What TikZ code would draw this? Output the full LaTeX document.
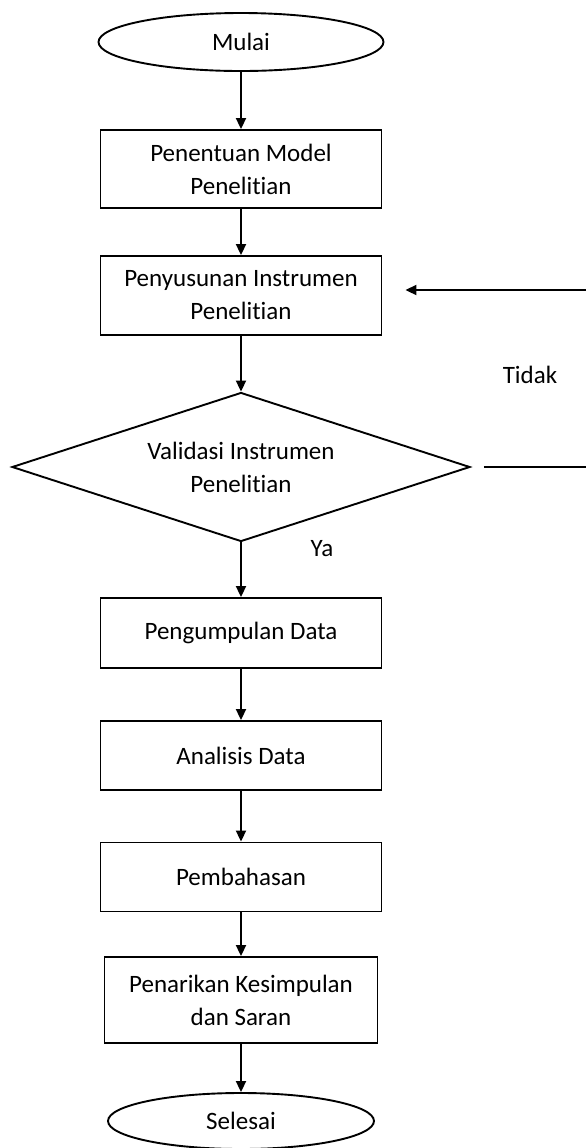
\documentclass[tikz,border=0pt]{standalone}
\usepackage{fontspec}
\setmainfont{Carlito}[Ligatures=NoCommon]
\usetikzlibrary{shapes.geometric,arrows.meta}

\begin{document}
\begin{tikzpicture}[x=0.5pt,y=-0.5pt,
			every node/.style={font=\fontsize{12.5pt}{16.5pt}\selectfont, align=center},
			kotak/.style={draw, line width=0.95pt, minimum width=140.5pt, inner sep=0pt},
			oval/.style={draw, ellipse, line width=0.95pt, inner sep=0pt},
			putusan/.style={draw, diamond, aspect=3.07, line width=0.95pt, inner sep=0pt,
				minimum width=229pt, minimum height=74.5pt},
			panah/.style={line width=0.95pt, -{Triangle[length=5.5pt,width=5pt]}},
			garis/.style={line width=0.95pt}]
\useasboundingbox (0,0) rectangle (585,1148);
\node[oval, minimum width=142.5pt, minimum height=29pt] (mulai) at (241,42) {Mulai};
\node[kotak, minimum height=39pt] (model) at (241,169) {Penentuan Model\\Penelitian};
\node[kotak, minimum height=39.5pt] (instrumen) at (241,295.5) {Penyusunan Instrumen\\Penelitian};
\node[putusan] (validasi) at (241,467) {Validasi Instrumen\\Penelitian};
\node[kotak, minimum height=35pt] (data) at (241,633) {Pengumpulan Data};
\node[kotak, minimum height=34.5pt] (analisis) at (241,755.5) {Analisis Data};
\node[kotak, minimum height=34.5pt] (bahas) at (241,877) {Pembahasan};
\node[kotak, minimum width=136.5pt, minimum height=43pt] (simpul) at (241,1000) {Penarikan Kesimpulan\\dan Saran};
\node[oval, minimum width=133pt, minimum height=28pt] (selesai) at (241,1121) {Selesai};
\node (tidak) at (530,375) {Tidak};
\node (ya) at (322,549) {Ya};

\coordinate (belokA) at (590,467);
\coordinate (belokB) at (590,290);

\draw[panah] (mulai) -- (model);
\draw[panah] (model) -- (instrumen);
\draw[panah] (instrumen) -- (validasi);
\draw[panah] (validasi) -- (data);
\draw[panah] (data) -- (analisis);
\draw[panah] (analisis) -- (bahas);
\draw[panah] (bahas) -- (simpul);
\draw[panah] (simpul) -- (selesai);
\draw[garis, shorten <=6.5pt] (validasi.east) -- (belokA) -- (belokB);
\draw[panah, shorten >=11.5pt] (belokB) -- (belokB -| instrumen.east);
\end{tikzpicture}
\end{document}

Task brief: Repeat all of the data above word for word, minus the pictures.

Solution to this task:
What TikZ code would draw this? Output the full LaTeX document.
\documentclass[tikz,border=0pt]{standalone}
\usepackage{fontspec}
\setmainfont{Carlito}[Ligatures=NoCommon]
\usetikzlibrary{shapes.geometric,arrows.meta}

\begin{document}
\begin{tikzpicture}[x=0.5pt,y=-0.5pt,
			every node/.style={font=\fontsize{12.5pt}{16.5pt}\selectfont, align=center},
			kotak/.style={draw, line width=0.95pt, minimum width=140.5pt, inner sep=0pt},
			oval/.style={draw, ellipse, line width=0.95pt, inner sep=0pt},
			putusan/.style={draw, diamond, aspect=3.07, line width=0.95pt, inner sep=0pt,
				minimum width=229pt, minimum height=74.5pt},
			panah/.style={line width=0.95pt, -{Triangle[length=5.5pt,width=5pt]}},
			garis/.style={line width=0.95pt}]
\useasboundingbox (0,0) rectangle (585,1148);
\node[oval, minimum width=142.5pt, minimum height=29pt] (mulai) at (241,42) {Mulai};
\node[kotak, minimum height=39pt] (model) at (241,169) {Penentuan Model\\Penelitian};
\node[kotak, minimum height=39.5pt] (instrumen) at (241,295.5) {Penyusunan Instrumen\\Penelitian};
\node[putusan] (validasi) at (241,467) {Validasi Instrumen\\Penelitian};
\node[kotak, minimum height=35pt] (data) at (241,633) {Pengumpulan Data};
\node[kotak, minimum height=34.5pt] (analisis) at (241,755.5) {Analisis Data};
\node[kotak, minimum height=34.5pt] (bahas) at (241,877) {Pembahasan};
\node[kotak, minimum width=136.5pt, minimum height=43pt] (simpul) at (241,1000) {Penarikan Kesimpulan\\dan Saran};
\node[oval, minimum width=133pt, minimum height=28pt] (selesai) at (241,1121) {Selesai};
\node (tidak) at (530,375) {Tidak};
\node (ya) at (322,549) {Ya};

\coordinate (belokA) at (590,467);
\coordinate (belokB) at (590,290);

\draw[panah] (mulai) -- (model);
\draw[panah] (model) -- (instrumen);
\draw[panah] (instrumen) -- (validasi);
\draw[panah] (validasi) -- (data);
\draw[panah] (data) -- (analisis);
\draw[panah] (analisis) -- (bahas);
\draw[panah] (bahas) -- (simpul);
\draw[panah] (simpul) -- (selesai);
\draw[garis, shorten <=6.5pt] (validasi.east) -- (belokA) -- (belokB);
\draw[panah, shorten >=11.5pt] (belokB) -- (belokB -| instrumen.east);
\end{tikzpicture}
\end{document}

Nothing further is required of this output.